The citizen sector is growing fast, and with it, the opportunities for people with diverse interests and skills. Citizen organizations desperately need good managers, marketers, finance experts, public relations agents, computer programmers, writers, salespeople, artists, and more.
Insights from Chapter 2



#1

The idea of Ashoka began in 1978, when an American named Bill Drayton decided to establish an organization to support leading social entrepreneurs around the world. It has supported more than 1,820 social entrepreneurs who work in 68 countries across Asia, Africa, the Americas and Europe.

#2

Bill Drayton, the founder of Ashoka, has been traveling around the world looking for individuals who are working to bring about systemic social change. He has had thousands of detailed conversations with these people and has made it a matter of utmost importance to keep track of the things they are doing that work and the things that don’t.

#3

The Grameen Bank, which pioneered and popularized a method for extending small, collateral-free loans to some of the world’s poorest people, was awarded the Nobel Peace Prize in 2006.

#4

Drayton, along with a few colleagues, created Ashoka: Innovators for the Public. They aimed to spot social entrepreneurs before they were proven, and Drayton wondered if it was possible to create a system that would do that with high reliability.

#5

In 1979, Drayton and his team began to look for social entrepreneurs in the largest countries in the world. They found people very accessible, and many examples. They came away thinking it was the right time to do this.

#6

In 1981, Drayton held its first selection panel, electing Gloria de Souza, a forty-five-year-old elementary school teacher in Bombay who wanted to transform education across India. Her colleagues were cool towards her ideas, but she continued anyway.

#7

de Souza’s work was to be spread to the Bombay public school system, which would be a challenge even for the well-equipped teachers of a private Jesuit school.

#8

In the 1980s, de Souza began teaching an Environmental Studies approach to students in Bombay. Within three years, almost a million students were learning with her methods. By the end of the 1980s, the Indian government had incorporated EVS into its national curriculum.
Insights from Chapter 3



#1

In 1982, Gloria de Souza was launching an Environmental Studies curriculum in India. In Brazil, Fábio Rosa was trying to deliver electricity to poor people in Palmares do Sul, a rural municipality in Rio Grande do Sul.

#2

Rosa, the mayor’s assistant, was tasked with bringing electricity to all of Palmares. He found that 70 percent of the rural population had no electricity. With cheap electricity, poor farmers could drop wells and irrigate their land, which would allow them to escape the tyranny of water.

#3

Rosa and his team were able to develop a system that used underground water to irrigate rice crops.
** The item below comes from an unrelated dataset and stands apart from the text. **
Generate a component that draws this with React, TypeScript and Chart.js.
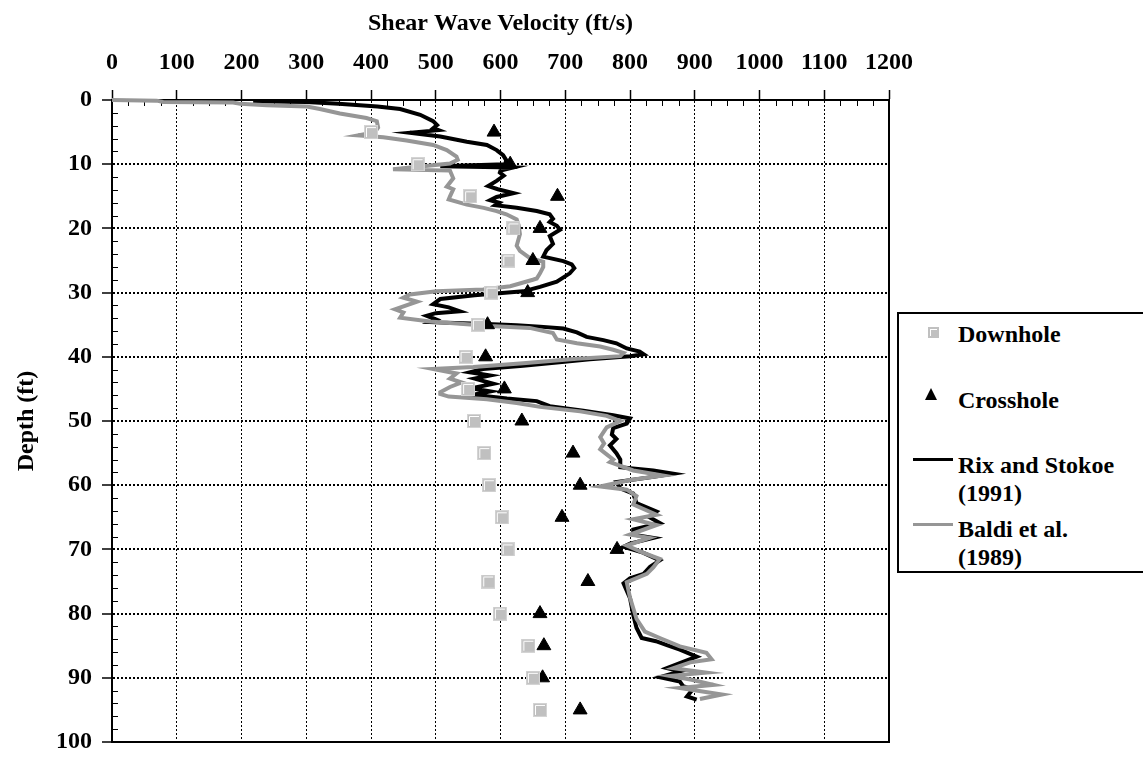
import React, { useEffect, useRef } from "react";
import { Chart, registerables } from "chart.js";

Chart.register(...registerables);

// ---------- data ----------
const stationDepth = [5, 10, 15, 20, 25, 30, 35, 40, 45, 50, 55, 60, 65, 70, 75, 80, 85, 90, 95];
const downholeVelocity = [400, 472, 553, 620, 612, 586, 565, 546, 550, 559, 575, 582, 602, 611, 581, 599, 643, 650, 661];
const crossholeVelocity = [590, 615, 688, 661, 650, 642, 580, 577, 606, 633, 712, 723, 695, 780, 735, 661, 667, 665, 723];

const rixVelocity = [
  218, 300, 350, 410, 445, 476, 496, 502, 496, 504, 460, 507, 548, 579, 594, 604, 609, 607, 507, 620,
  600, 599, 605, 594, 581, 596, 620, 594, 584, 598, 592, 625, 656, 676, 681, 676, 687, 692, 676, 681,
  671, 666, 697, 710, 714, 707, 687, 661, 635, 560, 507, 496, 520, 537, 500, 486, 501, 492, 579, 625,
  661, 697, 718, 733, 759, 779, 795, 815, 821, 800, 738, 687, 635, 573, 553, 584, 560, 589, 555, 584,
  558, 610, 656, 676, 728, 774, 800, 795, 774, 772, 779, 769, 779, 785, 785, 836, 867, 836, 779, 785,
  805, 810, 841, 830, 846, 805, 805, 836, 800, 790, 820, 846, 831, 821, 800, 790, 800, 805, 810, 818,
  840, 857, 877, 903, 877, 857, 877, 846, 877, 882, 897, 888, 903,
];
const rixDepth = [
  0.2, 0.3, 0.6, 1.0, 1.4, 2.3, 3.3, 3.9, 4.4, 4.7, 5.1, 5.7, 6.5, 7.0, 7.8, 8.6, 9.4, 10.0, 10.3, 10.5,
  11.0, 11.3, 11.8, 12.6, 13.4, 13.9, 14.5, 15.1, 15.6, 16.0, 16.4, 16.8, 17.3, 17.8, 18.5, 19.0, 19.6, 20.2, 21.2, 22.4,
  23.4, 24.4, 25.1, 25.6, 26.2, 27.0, 28.3, 29.1, 29.8, 30.4, 31.0, 31.8, 32.3, 32.9, 33.2, 33.6, 34.2, 34.6, 34.9, 35.1,
  35.3, 35.6, 36.2, 36.9, 37.4, 37.9, 38.7, 39.2, 39.6, 39.9, 40.4, 40.9, 41.4, 41.9, 42.4, 42.9, 43.4, 44.2, 44.9, 45.4,
  45.9, 46.5, 46.9, 47.7, 48.4, 49.1, 49.6, 50.4, 51.1, 52.1, 52.8, 53.8, 55.0, 56.0, 57.2, 57.7, 58.2, 58.7, 59.5, 60.5,
  61.3, 62.8, 64.1, 65.0, 65.9, 66.9, 67.7, 68.2, 69.1, 69.6, 70.5, 71.7, 72.7, 73.8, 74.5, 75.3, 77.6, 80.2, 82.2, 83.8,
  84.3, 84.9, 85.6, 86.7, 87.7, 88.5, 89.0, 89.9, 90.6, 91.3, 91.8, 92.9, 93.4,
];

const baldiVelocity = [
  0, 69, 79, 187, 198, 239, 301, 321, 352, 393, 409, 411, 406, 380, 419, 455, 496, 517, 532, 534,
  522, 434, 522, 527, 517, 527, 522, 520, 548, 574, 594, 609, 625, 628, 630, 625, 630, 645, 666, 666,
  661, 656, 650, 615, 573, 501, 460, 450, 471, 437, 450, 445, 491, 584, 645, 681, 687, 718, 754, 774,
  790, 785, 718, 635, 558, 496, 532, 522, 540, 522, 507, 507, 520, 579, 625, 661, 723, 764, 785, 764,
  754, 760, 754, 764, 774, 769, 805, 851, 800, 754, 795, 810, 805, 841, 805, 841, 800, 830, 795, 820,
  846, 836, 826, 795, 800, 810, 823, 846, 877, 918, 926, 893, 867, 918, 862, 895, 929, 877, 942, 908,
];
const baldiDepth = [
  0.0, 0.1, 0.3, 0.4, 0.6, 0.8, 1.0, 1.4, 2.1, 2.8, 3.3, 4.3, 5.0, 5.5, 5.8, 6.3, 7.0, 7.8, 8.8, 9.3,
  9.9, 10.8, 11.0, 12.2, 13.5, 13.9, 15.0, 15.5, 16.3, 16.8, 17.3, 17.8, 18.6, 19.5, 20.9, 22.7, 23.5, 24.6, 25.2, 26.0,
  27.0, 27.8, 28.0, 29.0, 29.5, 29.8, 30.3, 30.8, 31.4, 32.6, 33.1, 33.9, 34.5, 35.2, 35.5, 36.3, 37.3, 37.9, 38.4, 38.9,
  39.4, 39.9, 40.3, 41.0, 41.6, 41.9, 42.6, 43.4, 44.0, 44.7, 45.5, 45.8, 46.2, 46.6, 47.2, 47.8, 48.5, 49.2, 50.0, 51.0,
  52.5, 53.5, 54.4, 55.2, 56.0, 56.4, 57.7, 58.5, 59.2, 60.2, 60.7, 61.7, 63.0, 64.6, 65.3, 66.2, 67.7, 68.2, 69.4, 70.5,
  71.5, 72.8, 73.8, 75.1, 77.5, 80.8, 82.8, 83.8, 85.1, 86.1, 87.1, 87.6, 88.5, 89.2, 89.7, 90.3, 91.1, 91.6, 92.6, 93.3,
];

const xTitle = "Shear Wave Velocity (ft/s)";
const yTitle = "Depth (ft)";
const seriesNames = ["Downhole", "Crosshole", "Rix and Stokoe (1991)", "Baldi et al. (1989)"];

// ---------- helpers ----------
const FONT_FAMILY = "'Liberation Serif', 'Times New Roman', serif";
const toPoints = (xs: number[], ys: number[]) => xs.map((x, i) => ({ x, y: ys[i] }));

function makeSquare(size: number): HTMLCanvasElement {
  const c = document.createElement("canvas");
  c.width = size;
  c.height = size;
  const g = c.getContext("2d")!;
  g.fillStyle = "#d4d4d4";
  g.fillRect(0, 0, size, size);
  g.fillStyle = "#c0c0c0";
  g.fillRect(1, 1, size - 2, size - 2);
  g.strokeStyle = "#ffffff";
  g.lineWidth = 1;
  g.beginPath();
  g.moveTo(2.5, size - 2);
  g.lineTo(2.5, 2.5);
  g.lineTo(size - 2, 2.5);
  g.stroke();
  return c;
}

const framePlugin = {
  id: "frameMinor",
  beforeDatasetsDraw(chart: any) {
    const { ctx, chartArea: a, scales } = chart;
    const xs = scales.x;
    const ys = scales.y;
    ctx.save();
    ctx.strokeStyle = "#000";
    ctx.lineWidth = 1;
    ctx.setLineDash([]);
    ctx.beginPath();
    for (let v = xs.min + 25; v < xs.max; v += 25) {
      if (v % 100 === 0) continue;
      const px = Math.round(xs.getPixelForValue(v)) + 0.5;
      ctx.moveTo(px, a.top);
      ctx.lineTo(px, a.top + 6);
    }
    for (let d = ys.min + 2; d < ys.max; d += 2) {
      if (d % 10 === 0) continue;
      const py = Math.round(ys.getPixelForValue(d)) + 0.5;
      ctx.moveTo(a.left, py);
      ctx.lineTo(a.left + 6, py);
    }
    ctx.stroke();
    ctx.lineWidth = 2;
    ctx.strokeRect(a.left, a.top, a.right - a.left, a.bottom - a.top);
    ctx.restore();
  },
};

export default function App() {
  const ref = useRef<HTMLCanvasElement>(null);

  useEffect(() => {
    const canvas = ref.current!;
    const square = makeSquare(14);
    const tickFont = { family: FONT_FAMILY, size: 24, weight: "bold" as const, lineHeight: 1 };
    const titleFont = { family: FONT_FAMILY, size: 24, weight: "bold" as const, lineHeight: 1.2 };
    const plain = (v: any) => String(v);

    const chart = new Chart(canvas, {
      type: "scatter",
      data: {
        datasets: [
          {
            label: seriesNames[0],
            data: toPoints(downholeVelocity, stationDepth),
            pointStyle: square as any,
            pointRadius: 6,
            showLine: false,
            order: 0,
          },
          {
            label: seriesNames[1],
            data: toPoints(crossholeVelocity, stationDepth),
            pointStyle: "triangle",
            pointRadius: 8,
            backgroundColor: "#000",
            borderColor: "#000",
            borderWidth: 1,
            showLine: false,
            order: 1,
          },
          {
            label: seriesNames[2],
            data: toPoints(rixVelocity, rixDepth),
            showLine: true,
            borderColor: "#000",
            backgroundColor: "#000",
            borderWidth: 4,
            pointRadius: 0,
            tension: 0,
            clip: 4,
            order: 3,
          },
          {
            label: seriesNames[3],
            data: toPoints(baldiVelocity, baldiDepth),
            showLine: true,
            borderColor: "#969696",
            backgroundColor: "#969696",
            borderWidth: 4,
            pointRadius: 0,
            tension: 0,
            clip: 4,
            order: 2,
          },
        ],
      },
      options: {
        responsive: false,
        animation: false,
        devicePixelRatio: 1,
        layout: { padding: { left: 0, top: 0, right: 254, bottom: 20 } },
        plugins: {
          legend: { display: false },
          tooltip: { enabled: false },
        },
        scales: {
          x: {
            type: "linear",
            position: "top",
            min: 0,
            max: 1200,
            ticks: {
              stepSize: 100,
              color: "#000",
              font: tickFont,
              padding: 15,
              maxRotation: 0,
              autoSkip: false,
              callback: plain,
            },
            grid: { color: "#000", lineWidth: 1, tickLength: 10, tickColor: "#000", tickWidth: 1.5, tickBorderDash: [] },
            border: { display: true, color: "#000", width: 2, dash: [2, 2] },
            title: { display: true, text: xTitle, color: "#000", font: titleFont, padding: { top: 9, bottom: 0 } },
            afterFit: (s: any) => {
              s.height = 100;
            },
          },
          y: {
            type: "linear",
            position: "left",
            reverse: true,
            min: 0,
            max: 100,
            ticks: { stepSize: 10, color: "#000", font: tickFont, padding: 10, autoSkip: false, callback: plain },
            grid: { color: "#000", lineWidth: 2, tickLength: 10, tickColor: "#000", tickWidth: 1.5, tickBorderDash: [] },
            border: { display: true, color: "#000", width: 2, dash: [2, 2] },
            title: { display: true, text: yTitle, color: "#000", font: titleFont, padding: { top: 12, bottom: 0 } },
            afterFit: (s: any) => {
              s.width = 112;
            },
          },
        },
      },
      plugins: [framePlugin],
    });
    return () => chart.destroy();
  }, []);

  const legendText: React.CSSProperties = {
    position: "absolute",
    left: 59,
    whiteSpace: "nowrap",
    fontFamily: FONT_FAMILY,
    fontWeight: "bold",
    fontSize: 24,
    lineHeight: "28px",
    color: "#000",
  };

  return (
    <div
      style={{
        position: "fixed",
        left: 0,
        top: 0,
        width: 1143,
        height: 764,
        overflow: "hidden",
        background: "#fff",
      }}
    >
      <canvas ref={ref} width={1143} height={764} style={{ display: "block", width: 1143, height: 764 }} />
      <div
        style={{
          position: "absolute",
          left: 897,
          top: 312,
          width: 300,
          height: 261,
          border: "2px solid #000",
          boxSizing: "border-box",
          background: "#fff",
        }}
      >
        <div style={{ position: "absolute", left: 29, top: 13, width: 11, height: 11, background: "#c0c0c0" }}>
          <div
            style={{
              position: "absolute",
              left: 2,
              top: 2,
              width: 7,
              height: 7,
              borderLeft: "1px solid #fff",
              borderTop: "1px solid #fff",
              boxSizing: "border-box",
            }}
          />
        </div>
        <div style={{ ...legendText, top: 6 }}>{seriesNames[0]}</div>

        <div
          style={{
            position: "absolute",
            left: 26,
            top: 74,
            width: 0,
            height: 0,
            borderLeft: "6.5px solid transparent",
            borderRight: "6.5px solid transparent",
            borderBottom: "12px solid #000",
          }}
        />
        <div style={{ ...legendText, top: 72 }}>{seriesNames[1]}</div>

        <div style={{ position: "absolute", left: 14, top: 144, width: 40, height: 3, background: "#000" }} />
        <div style={{ ...legendText, top: 137 }}>
          Rix and Stokoe
          <br />
          (1991)
        </div>

        <div style={{ position: "absolute", left: 14, top: 209, width: 40, height: 3, background: "#969696" }} />
        <div style={{ ...legendText, top: 201 }}>
          Baldi et al.
          <br />
          (1989)
        </div>
      </div>
    </div>
  );
}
The system was fully operational, but state and federal energy interests prevented them from extending it beyond a test site.

#4

Rosa created a municipal department to train locals in the new rice farming methods and added a credit mechanism so they could take loans to prepare their land, sink wells, and pay for irrigation. The major obstacles remaining were resistance from the state electric company and political opposition from cement and aluminum cartels.

#5

To help with the process of rural electrification, Rosa met with journalists and visited mayors in neighboring municipalities, urging them to lobby the state assembly. He eventually delivered on his promise of providing rural families with electricity for less than $400 per household.